How is liquidation price calculated?
The formula varies by platform but follows a consistent principle: for longs, Liquidation Price ≈ Entry × (1 - Initial Margin% + Maintenance Margin%); for shorts, Liquidation Price ≈ Entry × (1 + Initial Margin% - Maintenance Margin%). Modern platforms display this in real time. Funding rate accruals, fees, and unrealized P&L from other positions also affect liquidation price.
Can I avoid liquidation by adding more margin?
Yes — adding margin to an open position increases equity, moving the liquidation price further from current market. This is a common defensive tactic during temporary drawdowns. However, adding margin to losing positions in hope of recovery is generally poor risk management — pre-set stop loss orders typically produce better long-term outcomes than reactive margin additions.
What happens to my remaining margin after liquidation?
The exchange takes the maintenance margin buffer to cover the loss and any liquidation fees. Whatever remains is returned to your account. In severe gaps where price moves beyond the liquidation price before the order can execute, the entire deposit may be lost — and on some platforms, the loss can exceed deposited margin (though most modern platforms use insurance funds to prevent negative balances).
Why is the liquidation price different from the stop loss price?

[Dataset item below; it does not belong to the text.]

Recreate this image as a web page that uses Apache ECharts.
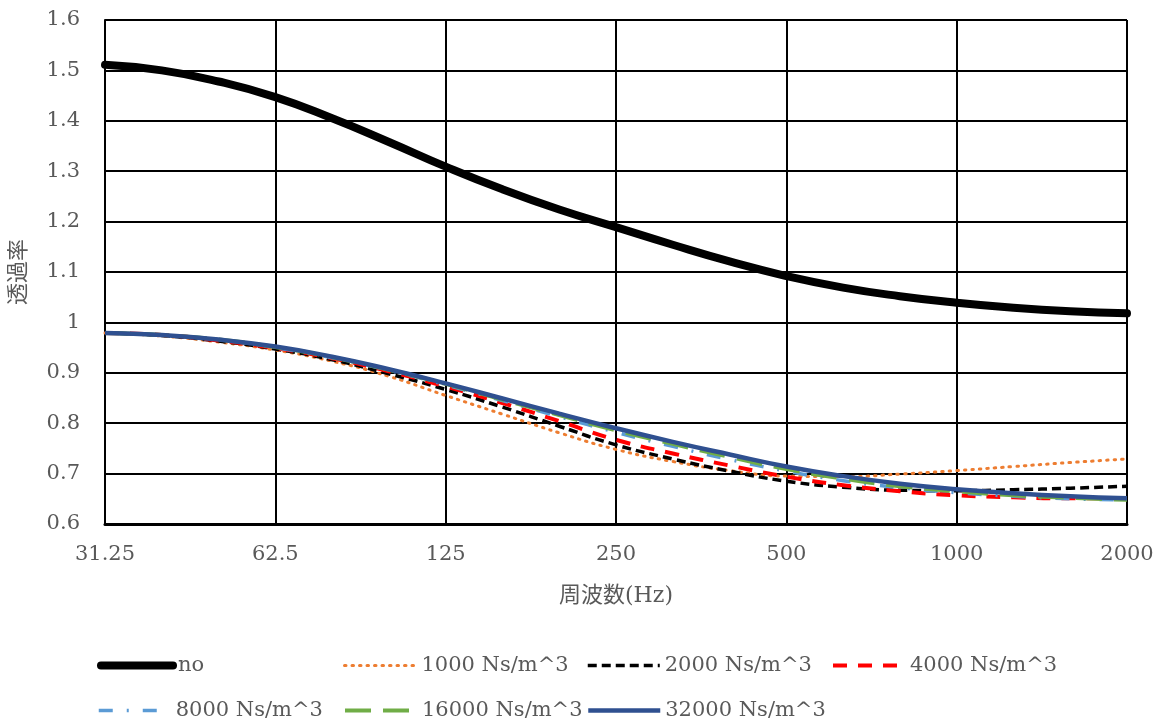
<!DOCTYPE html>
<html>
<head>
<meta charset="utf-8">
<script src="https://cdn.jsdelivr.net/npm/echarts@6/dist/echarts.min.js"></script>
<style>
    html,body{margin:0;padding:0;background:#fff;}
    #main{width:1168px;height:727px;}
</style>
</head>
<body>
<div id="main"></div>
<script>
// 1/3 octave frequencies (Hz)
const freqs = [31.25, 39.37, 49.61, 62.5, 78.75, 99.21, 125, 157.49, 198.43, 250, 314.98, 396.85, 500, 629.96, 793.7, 1000, 1259.92, 1587.4, 2000];
const xTickLabels = ['31.25', '62.5', '125', '250', '500', '1000', '2000'];

const valNo     = [1.511, 1.500, 1.478, 1.447, 1.405, 1.358, 1.309, 1.264, 1.224, 1.189, 1.154, 1.121, 1.092, 1.069, 1.052, 1.039, 1.029, 1.022, 1.018];
const val1000   = [0.979, 0.973, 0.961, 0.945, 0.923, 0.893, 0.855, 0.818, 0.781, 0.748, 0.724, 0.706, 0.695, 0.694, 0.699, 0.706, 0.714, 0.722, 0.729];
const val2000   = [0.979, 0.974, 0.963, 0.947, 0.926, 0.898, 0.867, 0.832, 0.794, 0.757, 0.729, 0.705, 0.685, 0.673, 0.667, 0.666, 0.668, 0.671, 0.675];
const val4000   = [0.979, 0.975, 0.964, 0.949, 0.929, 0.903, 0.873, 0.840, 0.804, 0.767, 0.740, 0.716, 0.694, 0.677, 0.665, 0.657, 0.653, 0.651, 0.651];
const val8000   = [0.979, 0.975, 0.966, 0.950, 0.930, 0.905, 0.876, 0.845, 0.813, 0.782, 0.754, 0.728, 0.705, 0.686, 0.672, 0.662, 0.655, 0.650, 0.648];
const val16000  = [0.979, 0.975, 0.966, 0.951, 0.931, 0.906, 0.878, 0.847, 0.816, 0.786, 0.759, 0.733, 0.709, 0.690, 0.675, 0.665, 0.657, 0.652, 0.648];
const val32000  = [0.979, 0.975, 0.966, 0.952, 0.932, 0.907, 0.879, 0.849, 0.819, 0.790, 0.763, 0.738, 0.714, 0.695, 0.680, 0.669, 0.661, 0.655, 0.651];

const seriesNames = ['no', '1000 Ns/m^3', '2000 Ns/m^3', '4000 Ns/m^3', '8000 Ns/m^3', '16000 Ns/m^3', '32000 Ns/m^3'];

const serifFont = '"DejaVu Serif", "Noto Sans CJK JP", serif';
const txtColor = '#595959';

// x is plotted as octaves above 31.25 Hz (log2 scale)
const toPts = (vals) => vals.map((v, i) => [Math.log2(freqs[i] / freqs[0]), v]);

const lineSeries = (name, vals, color, width, type, cap) => ({
    name: name,
    type: 'line',
    smooth: true,
    symbol: 'none',
    data: toPts(vals),
    lineStyle: {color: color, width: width, type: type, cap: cap || 'butt'},
    itemStyle: {color: color},
    emphasis: {disabled: true}
});

// one legend per entry so the columns line up like the original
const legendPos = [[92, 650], [338, 650], [581, 650], [826, 650], [92, 695], [338, 695], [581, 695]];
const legends = seriesNames.map((nm, i) => ({
    data: [nm],
    left: legendPos[i][0],
    top: legendPos[i][1],
    itemWidth: 72,
    itemHeight: 14,
    itemGap: 0,
    lineStyle: {width: 'inherit'},
    itemStyle: {color: 'rgba(0,0,0,0)', borderWidth: 0},
    textStyle: {fontFamily: serifFont, fontSize: 21, color: txtColor}
}));

const chart = echarts.init(document.getElementById('main'));
chart.setOption({
    animation: false,
    grid: {left: 105, right: 41, top: 20, bottom: 203},
    xAxis: {
        type: 'value',
        min: 0, max: 6, interval: 1,
        name: '周波数(Hz)',
        nameLocation: 'middle',
        nameGap: 61,
        nameTextStyle: {fontFamily: serifFont, fontSize: 22, color: txtColor},
        axisLine: {lineStyle: {color: '#000', width: 3}},
        axisTick: {show: false},
        axisLabel: {
            fontFamily: serifFont, fontSize: 21, color: txtColor, margin: 20,
            formatter: (v) => xTickLabels[Math.round(v)]
        },
        splitLine: {lineStyle: {color: '#000', width: 2}}
    },
    yAxis: {
        type: 'value',
        min: 0.6, max: 1.6, interval: 0.1,
        name: '透過率',
        nameLocation: 'middle',
        nameRotate: 90,
        nameGap: 75,
        nameTextStyle: {fontFamily: serifFont, fontSize: 22, color: txtColor},
        axisLine: {show: true, lineStyle: {color: '#000', width: 2}},
        axisTick: {show: false},
        axisLabel: {
            fontFamily: serifFont, fontSize: 21, color: txtColor, margin: 25,
            formatter: (v) => String(Math.round(v * 10) / 10)
        },
        splitLine: {lineStyle: {color: '#000', width: 2}}
    },
    legend: legends,
    series: [
        lineSeries(seriesNames[0], valNo, '#000000', 8, 'solid', 'round'),
        lineSeries(seriesNames[1], val1000, '#ED7D31', 3, [1.5, 6], 'round'),
        lineSeries(seriesNames[2], val2000, '#000000', 3.5, [9, 5]),
        lineSeries(seriesNames[3], val4000, '#FF0000', 4, [14, 11]),
        lineSeries(seriesNames[4], val8000, '#5B9BD5', 3.5, [14, 14, 2, 14]),
        lineSeries(seriesNames[5], val16000, '#70AD47', 4, [26, 12]),
        lineSeries(seriesNames[6], val32000, '#2F5090', 4.5, 'solid')
    ]
});
</script>
</body>
</html>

The liquidation price is set by the exchange's risk algorithm based on margin requirements. The stop loss price is set by the trader manually. Stop losses can sit anywhere between entry and liquidation — placing the stop loss inside liquidation distance protects capital before forced closure. Liquidation always represents losing the most possible relative to a well-placed stop loss.